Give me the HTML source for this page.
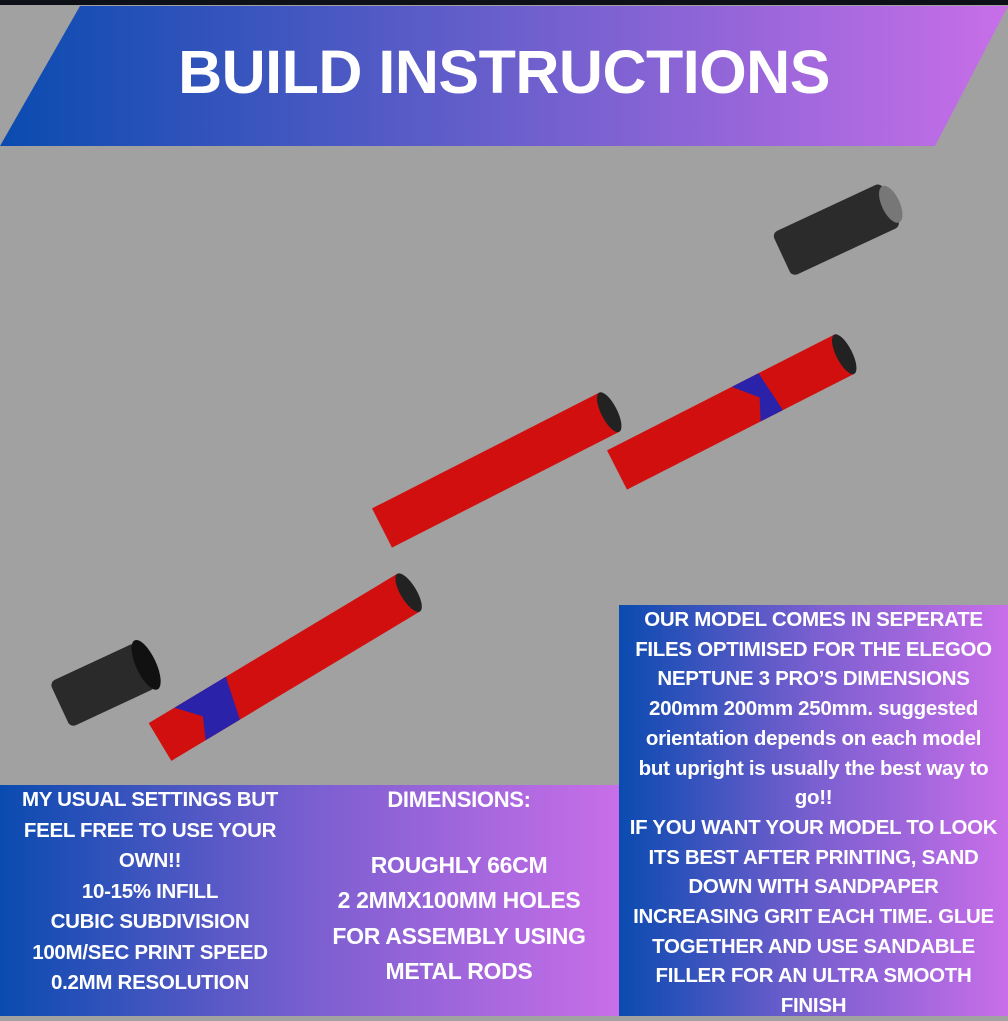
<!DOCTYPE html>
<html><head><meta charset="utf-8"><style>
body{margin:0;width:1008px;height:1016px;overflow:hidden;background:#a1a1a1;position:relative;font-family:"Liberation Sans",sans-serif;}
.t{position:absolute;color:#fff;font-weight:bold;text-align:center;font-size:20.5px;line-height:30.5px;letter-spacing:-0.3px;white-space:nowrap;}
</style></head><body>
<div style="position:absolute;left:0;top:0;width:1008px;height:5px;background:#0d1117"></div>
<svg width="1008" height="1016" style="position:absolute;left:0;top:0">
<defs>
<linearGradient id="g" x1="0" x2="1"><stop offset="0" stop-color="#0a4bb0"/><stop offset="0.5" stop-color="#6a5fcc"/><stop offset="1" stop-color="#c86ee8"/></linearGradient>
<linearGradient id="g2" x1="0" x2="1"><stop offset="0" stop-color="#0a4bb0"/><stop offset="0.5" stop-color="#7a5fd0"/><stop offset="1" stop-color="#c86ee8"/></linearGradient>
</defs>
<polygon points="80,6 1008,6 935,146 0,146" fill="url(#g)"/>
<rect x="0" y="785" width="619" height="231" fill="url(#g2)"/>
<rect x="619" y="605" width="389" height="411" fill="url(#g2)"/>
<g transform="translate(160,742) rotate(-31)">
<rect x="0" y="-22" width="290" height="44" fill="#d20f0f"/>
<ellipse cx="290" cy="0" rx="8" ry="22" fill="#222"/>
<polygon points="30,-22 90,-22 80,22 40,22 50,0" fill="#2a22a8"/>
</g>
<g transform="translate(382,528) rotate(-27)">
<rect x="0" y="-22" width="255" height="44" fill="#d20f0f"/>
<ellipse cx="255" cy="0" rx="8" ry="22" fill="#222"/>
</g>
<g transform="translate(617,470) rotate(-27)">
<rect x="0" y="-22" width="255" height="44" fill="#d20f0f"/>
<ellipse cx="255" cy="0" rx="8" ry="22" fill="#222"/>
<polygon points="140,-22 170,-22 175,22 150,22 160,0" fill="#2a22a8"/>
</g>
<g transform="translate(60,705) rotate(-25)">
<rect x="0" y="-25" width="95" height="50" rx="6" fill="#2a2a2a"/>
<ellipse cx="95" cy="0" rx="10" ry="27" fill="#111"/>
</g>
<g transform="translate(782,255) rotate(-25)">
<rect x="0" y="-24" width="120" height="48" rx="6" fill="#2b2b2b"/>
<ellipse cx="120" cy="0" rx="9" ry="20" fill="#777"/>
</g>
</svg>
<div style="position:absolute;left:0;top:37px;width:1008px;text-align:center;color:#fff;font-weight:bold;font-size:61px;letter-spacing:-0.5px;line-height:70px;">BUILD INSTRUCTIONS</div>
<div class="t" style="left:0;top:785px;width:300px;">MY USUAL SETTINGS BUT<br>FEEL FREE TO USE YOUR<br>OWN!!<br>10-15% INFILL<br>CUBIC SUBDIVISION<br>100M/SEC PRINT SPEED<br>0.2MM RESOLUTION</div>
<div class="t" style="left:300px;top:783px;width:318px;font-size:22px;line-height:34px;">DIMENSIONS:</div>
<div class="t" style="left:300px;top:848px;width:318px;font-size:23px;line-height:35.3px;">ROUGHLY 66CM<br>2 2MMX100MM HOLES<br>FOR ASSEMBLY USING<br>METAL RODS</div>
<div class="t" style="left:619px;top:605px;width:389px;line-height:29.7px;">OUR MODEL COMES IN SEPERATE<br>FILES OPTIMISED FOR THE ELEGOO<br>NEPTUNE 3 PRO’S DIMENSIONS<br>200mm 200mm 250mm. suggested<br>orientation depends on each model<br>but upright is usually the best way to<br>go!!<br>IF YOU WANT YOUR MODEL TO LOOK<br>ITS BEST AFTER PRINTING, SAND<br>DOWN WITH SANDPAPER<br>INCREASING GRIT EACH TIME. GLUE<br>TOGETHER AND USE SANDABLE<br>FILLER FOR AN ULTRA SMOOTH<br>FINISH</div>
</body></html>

» What you are asked to do
Copy the data exactly. Any picture it contains is to be omitted.

» Solution to this task
Give me the HTML source for this page.
<!DOCTYPE html>
<html><head><meta charset="utf-8"><style>
body{margin:0;width:1008px;height:1016px;overflow:hidden;background:#a1a1a1;position:relative;font-family:"Liberation Sans",sans-serif;}
.t{position:absolute;color:#fff;font-weight:bold;text-align:center;font-size:20.5px;line-height:30.5px;letter-spacing:-0.3px;white-space:nowrap;}
</style></head><body>
<div style="position:absolute;left:0;top:0;width:1008px;height:5px;background:#0d1117"></div>
<svg width="1008" height="1016" style="position:absolute;left:0;top:0">
<defs>
<linearGradient id="g" x1="0" x2="1"><stop offset="0" stop-color="#0a4bb0"/><stop offset="0.5" stop-color="#6a5fcc"/><stop offset="1" stop-color="#c86ee8"/></linearGradient>
<linearGradient id="g2" x1="0" x2="1"><stop offset="0" stop-color="#0a4bb0"/><stop offset="0.5" stop-color="#7a5fd0"/><stop offset="1" stop-color="#c86ee8"/></linearGradient>
</defs>
<polygon points="80,6 1008,6 935,146 0,146" fill="url(#g)"/>
<rect x="0" y="785" width="619" height="231" fill="url(#g2)"/>
<rect x="619" y="605" width="389" height="411" fill="url(#g2)"/>
<g transform="translate(160,742) rotate(-31)">
<rect x="0" y="-22" width="290" height="44" fill="#d20f0f"/>
<ellipse cx="290" cy="0" rx="8" ry="22" fill="#222"/>
<polygon points="30,-22 90,-22 80,22 40,22 50,0" fill="#2a22a8"/>
</g>
<g transform="translate(382,528) rotate(-27)">
<rect x="0" y="-22" width="255" height="44" fill="#d20f0f"/>
<ellipse cx="255" cy="0" rx="8" ry="22" fill="#222"/>
</g>
<g transform="translate(617,470) rotate(-27)">
<rect x="0" y="-22" width="255" height="44" fill="#d20f0f"/>
<ellipse cx="255" cy="0" rx="8" ry="22" fill="#222"/>
<polygon points="140,-22 170,-22 175,22 150,22 160,0" fill="#2a22a8"/>
</g>
<g transform="translate(60,705) rotate(-25)">
<rect x="0" y="-25" width="95" height="50" rx="6" fill="#2a2a2a"/>
<ellipse cx="95" cy="0" rx="10" ry="27" fill="#111"/>
</g>
<g transform="translate(782,255) rotate(-25)">
<rect x="0" y="-24" width="120" height="48" rx="6" fill="#2b2b2b"/>
<ellipse cx="120" cy="0" rx="9" ry="20" fill="#777"/>
</g>
</svg>
<div style="position:absolute;left:0;top:37px;width:1008px;text-align:center;color:#fff;font-weight:bold;font-size:61px;letter-spacing:-0.5px;line-height:70px;">BUILD INSTRUCTIONS</div>
<div class="t" style="left:0;top:785px;width:300px;">MY USUAL SETTINGS BUT<br>FEEL FREE TO USE YOUR<br>OWN!!<br>10-15% INFILL<br>CUBIC SUBDIVISION<br>100M/SEC PRINT SPEED<br>0.2MM RESOLUTION</div>
<div class="t" style="left:300px;top:783px;width:318px;font-size:22px;line-height:34px;">DIMENSIONS:</div>
<div class="t" style="left:300px;top:848px;width:318px;font-size:23px;line-height:35.3px;">ROUGHLY 66CM<br>2 2MMX100MM HOLES<br>FOR ASSEMBLY USING<br>METAL RODS</div>
<div class="t" style="left:619px;top:605px;width:389px;line-height:29.7px;">OUR MODEL COMES IN SEPERATE<br>FILES OPTIMISED FOR THE ELEGOO<br>NEPTUNE 3 PRO’S DIMENSIONS<br>200mm 200mm 250mm. suggested<br>orientation depends on each model<br>but upright is usually the best way to<br>go!!<br>IF YOU WANT YOUR MODEL TO LOOK<br>ITS BEST AFTER PRINTING, SAND<br>DOWN WITH SANDPAPER<br>INCREASING GRIT EACH TIME. GLUE<br>TOGETHER AND USE SANDABLE<br>FILLER FOR AN ULTRA SMOOTH<br>FINISH</div>
</body></html>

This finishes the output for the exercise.